Exercise: All of the lines below are to be transcribed faithfully, with pictures excluded from the copy.

Recorded data:
##############################

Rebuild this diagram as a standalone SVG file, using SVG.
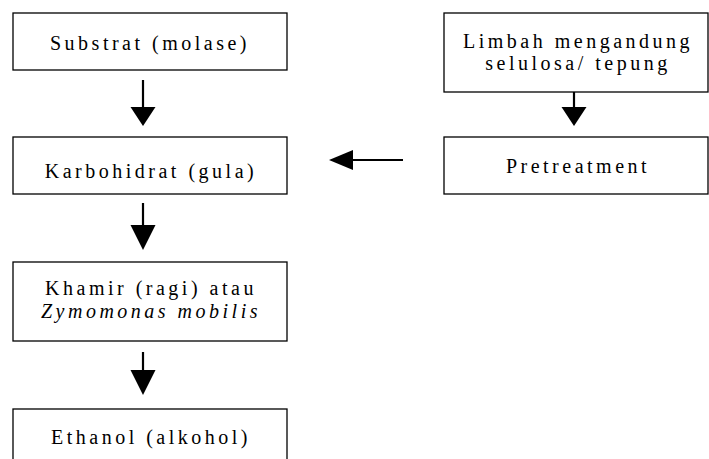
<svg xmlns="http://www.w3.org/2000/svg" width="709" height="459" viewBox="0 0 709 459">
<style>
.box{fill:#fff;stroke:#000;stroke-width:1.3}
.t{font-family:"Liberation Serif",serif;font-size:20px;letter-spacing:3.5px;text-anchor:middle;fill:#000}
.ln{stroke:#000;stroke-width:2.2;fill:none}
.hd{fill:#000}
</style>
<rect width="709" height="459" fill="#fff"/>
<g id="n1"><rect class="box" x="13" y="13" width="274" height="57"/><text class="t" x="150" y="50">Substrat (molase)</text></g>
<g id="n2"><rect class="box" x="13" y="137" width="274" height="57"/><text class="t" x="151" y="178">Karbohidrat (gula)</text></g>
<g id="n3"><rect class="box" x="13" y="262" width="274" height="79"/><text class="t" x="151" y="295">Khamir (ragi) atau</text><text class="t" x="151" y="318" font-style="italic">Zymomonas mobilis</text></g>
<g id="n4"><rect class="box" x="13" y="409" width="274" height="60"/><text class="t" x="151" y="444">Ethanol (alkohol)</text></g>
<g id="n5"><rect class="box" x="444" y="13" width="264" height="79"/><text class="t" x="578" y="48">Limbah mengandung</text><text class="t" x="578" y="70">selulosa/ tepung</text></g>
<g id="n6"><rect class="box" x="444" y="137" width="264" height="57"/><text class="t" x="578" y="173">Pretreatment</text></g>
<g id="connectors">
<line class="ln" x1="143" y1="80" x2="143" y2="108"/><polygon class="hd" points="130.5,107 155.5,107 143,126"/>
<line class="ln" x1="143" y1="203" x2="143" y2="226"/><polygon class="hd" points="130.5,225 155.5,225 143,250"/>
<line class="ln" x1="143" y1="352" x2="143" y2="371"/><polygon class="hd" points="130.5,370 155.5,370 143,395"/>
<line class="ln" x1="574" y1="92" x2="574" y2="108"/><polygon class="hd" points="561.5,107 586.5,107 574,126"/>
<line class="ln" x1="403" y1="160" x2="352" y2="160"/><polygon class="hd" points="353,150 353,170 329,160"/>
</g>
</svg>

##############################

Response:
Rebuild this diagram as a standalone SVG file, using SVG.
<svg xmlns="http://www.w3.org/2000/svg" width="709" height="459" viewBox="0 0 709 459">
<style>
.box{fill:#fff;stroke:#000;stroke-width:1.3}
.t{font-family:"Liberation Serif",serif;font-size:20px;letter-spacing:3.5px;text-anchor:middle;fill:#000}
.ln{stroke:#000;stroke-width:2.2;fill:none}
.hd{fill:#000}
</style>
<rect width="709" height="459" fill="#fff"/>
<g id="n1"><rect class="box" x="13" y="13" width="274" height="57"/><text class="t" x="150" y="50">Substrat (molase)</text></g>
<g id="n2"><rect class="box" x="13" y="137" width="274" height="57"/><text class="t" x="151" y="178">Karbohidrat (gula)</text></g>
<g id="n3"><rect class="box" x="13" y="262" width="274" height="79"/><text class="t" x="151" y="295">Khamir (ragi) atau</text><text class="t" x="151" y="318" font-style="italic">Zymomonas mobilis</text></g>
<g id="n4"><rect class="box" x="13" y="409" width="274" height="60"/><text class="t" x="151" y="444">Ethanol (alkohol)</text></g>
<g id="n5"><rect class="box" x="444" y="13" width="264" height="79"/><text class="t" x="578" y="48">Limbah mengandung</text><text class="t" x="578" y="70">selulosa/ tepung</text></g>
<g id="n6"><rect class="box" x="444" y="137" width="264" height="57"/><text class="t" x="578" y="173">Pretreatment</text></g>
<g id="connectors">
<line class="ln" x1="143" y1="80" x2="143" y2="108"/><polygon class="hd" points="130.5,107 155.5,107 143,126"/>
<line class="ln" x1="143" y1="203" x2="143" y2="226"/><polygon class="hd" points="130.5,225 155.5,225 143,250"/>
<line class="ln" x1="143" y1="352" x2="143" y2="371"/><polygon class="hd" points="130.5,370 155.5,370 143,395"/>
<line class="ln" x1="574" y1="92" x2="574" y2="108"/><polygon class="hd" points="561.5,107 586.5,107 574,126"/>
<line class="ln" x1="403" y1="160" x2="352" y2="160"/><polygon class="hd" points="353,150 353,170 329,160"/>
</g>
</svg>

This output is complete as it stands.